Thursday, March 19, 2009 | Getting rid of busing to magnet schools hits home for me. Both of my sons attended Zamorano Elementary School and the School for Creative and Performing Arts, or SCPA.
I was the ceramics teacher at Zamorano for three years, and I worked as a substitute teacher there and at SCPA for three more years. My sons really didn’t “fit” in their neighborhood school and they were willing to get up at 6 a.m. every morning to catch the bus for the hour-long ride to a school they loved. The biggest reason I sent them to those schools was that they were so well integrated. They made friends with kids from all over the city, of all races, religious backgrounds and ethnicities.

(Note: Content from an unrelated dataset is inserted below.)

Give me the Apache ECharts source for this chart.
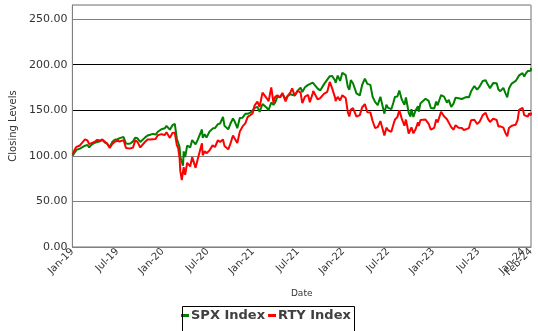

It was the best environment I ever could have wished for them, and I certainly would have been willing to pay for the busing to have them attend. Many other school districts have parents pay for their bussing program rather than cut the buses. San Diego Unified seems to be one of the last districts to be paying for buses. Perhaps this would be a more reasonable solution to the funding problem. I will certainly be sending this suggestion to the school board!
My sons are grown now, but they still have strong connections to the friends they made at both Zamorano and SCPA. I also have a continuing connection to SCPA as I am the president of the Clay Artists of San Diego, a non-profit corporation that has just become a “Partner in Education” with SCPA, and is donating $1,000 to assist in the creation of a ceramic sculptural addition to the campus. The construction of that will begin on April 3 and will be a hands-on workshop directed by artist Peter King. It is such a shame that district officials don’t recognize what a prize they have in these schools and what a wonderful change magnet schools have made in the quality of people we are sending forth into our society as a result of their exposure to such diversity!